» RECORD EXCERPTS:
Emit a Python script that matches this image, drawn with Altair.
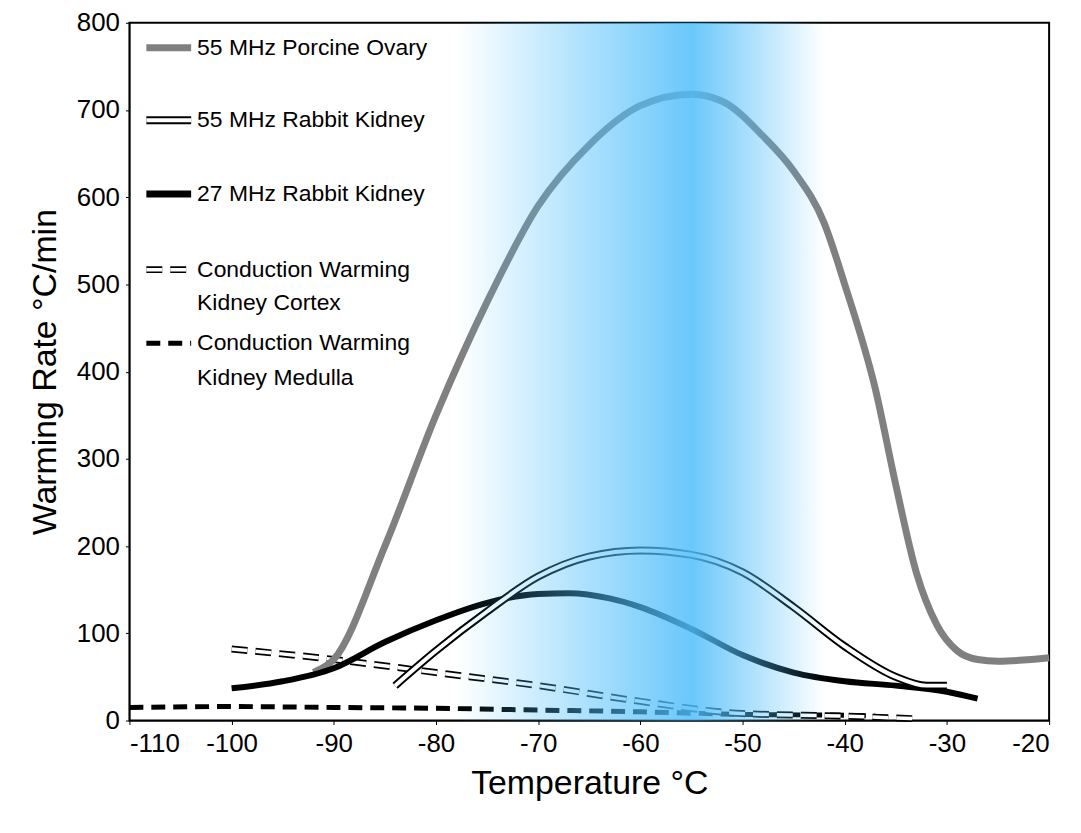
import altair as alt
import pandas as pd

ov_x = [-92,-90,-85,-80,-75,-70,-65,-60,-55,-52,-48,-45,-42,-40,-37,-35,-33,-31,-29,-27,-25,-20]
ov_y = [55,70,200,350,480,590,660,705,718,710,670,630,570,500,380,270,170,110,80,70,68,72]
rk55_x = [-84,-80,-75,-70,-65,-60,-55,-50,-45,-40,-35,-32,-30]
rk55_y = [40,80,125,165,188,195,190,170,130,85,50,40,40]
rk27_x = [-100,-95,-90,-85,-80,-75,-70,-67,-63,-60,-55,-50,-45,-40,-35,-30,-27]
rk27_y = [37,45,60,90,115,135,145,146,140,130,105,75,55,45,40,33,25]
cx_x = [-100,-90,-80,-70,-60,-50,-40,-33]
cx_y = [82,70,55,40,22,8,5,2]
md_x = [-110,-100,-90,-80,-70,-60,-50,-40,-37]
md_y = [15,16,15,14,12,10,7,6,5]
band = [-78, -42]

F = "Liberation Sans"
xs = alt.Scale(domain=[-110, -20], nice=False)
ys = alt.Scale(domain=[0, 800], nice=False)
common = dict(grid=False, labelFontSize=26, titleFontSize=34, labelFont=F, titleFont=F,
              labelColor="black", titleColor="black", domainColor="black", tickColor="black",
              titleFontWeight="normal", labelPadding=6, tickSize=4)
X = alt.X("x:Q", scale=xs, title="Temperature °C",
          axis=alt.Axis(values=list(range(-110, -19, 10)), titlePadding=10,
                        labelExpr="replace(datum.label, '−', '-')", **common))
Y = alt.Y("y:Q", scale=ys, title="Warming Rate °C/min",
          axis=alt.Axis(values=list(range(0, 801, 100)), titlePadding=14, **common))

def df(x, y):
    return pd.DataFrame({"x": x, "y": y})

def line(x, y, color, w, dash=None):
    kw = dict(color=color, strokeWidth=w, interpolate="monotone")
    if dash:
        kw["strokeDash"] = dash
    return alt.Chart(df(x, y)).mark_line(**kw).encode(x=X, y=Y)

layers = [
    line(md_x, md_y, "black", 5, [14, 8]),
    line(cx_x, cx_y, "black", 7, [16, 8]),
    line(cx_x, cx_y, "white", 3.5, [16, 8]),
    line(ov_x, ov_y, "#808080", 7),
    line(rk27_x, rk27_y, "black", 6),
    line(rk55_x, rk55_y, "black", 8),
    line(rk55_x, rk55_y, "white", 4),
]

grad = alt.Gradient(gradient="linear", x1=0, x2=1, y1=0, y2=0, stops=[
    alt.GradientStop(offset=0, color="rgba(80,190,250,0)"),
    alt.GradientStop(offset=0.64, color="rgba(80,190,250,0.85)"),
    alt.GradientStop(offset=1, color="rgba(80,190,250,0)")])
bandc = alt.Chart(pd.DataFrame({"x": [band[0]], "x2": [band[1]]})).mark_rect(fill=grad).encode(
    x=alt.X("x:Q", scale=xs), x2="x2:Q", y=alt.value(0), y2=alt.value(701))
layers.append(bandc)

def lg_line(y, color, w, dash=None):
    kw = dict(color=color, strokeWidth=w)
    if dash:
        kw["strokeDash"] = dash
    return alt.Chart(pd.DataFrame({"a": [0]})).mark_rule(**kw).encode(
        x=alt.value(17), x2=alt.value(62), y=alt.value(y))

layers += [
    lg_line(25, "#808080", 7),
    lg_line(98, "black", 8), lg_line(98, "white", 4),
    lg_line(172, "black", 7),
    lg_line(248, "black", 7, [16, 8]), lg_line(248, "white", 3.5, [16, 8]),
    lg_line(322, "black", 5, [14, 8]),
]
texts = [("55 MHz Porcine Ovary", 25), ("55 MHz Rabbit Kidney", 98), ("27 MHz Rabbit Kidney", 172),
         ("Conduction Warming", 248), ("Kidney Cortex", 282),
         ("Conduction Warming", 322), ("Kidney Medulla", 357)]
for t, y in texts:
    layers.append(alt.Chart(pd.DataFrame({"t": [t]})).mark_text(
        align="left", baseline="middle", fontSize=23, font=F, color="black").encode(
        x=alt.value(68), y=alt.value(y), text="t:N"))

chart = alt.layer(*layers).properties(
    width=924, height=701,
    padding={"left": 20, "top": 0, "right": 10, "bottom": 0}).configure_view(
    stroke="black", strokeWidth=2)
chart.save("out.html", embed_options={"renderer": "svg", "actions": False})
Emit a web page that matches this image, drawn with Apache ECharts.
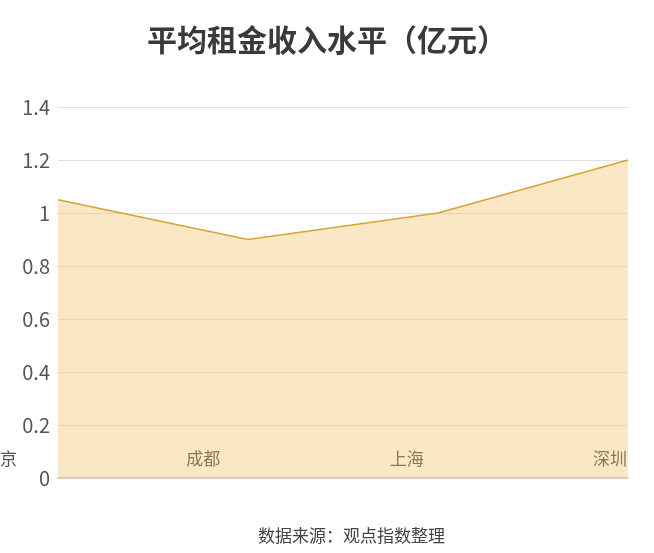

» WORK TO BE COMPLETED: All lines above with "image" in them should be returned.

» SOLVED PROBLEM:
Emit a Python script that matches this image, drawn with Altair.
Emit a web page that matches this image, drawn with Apache ECharts.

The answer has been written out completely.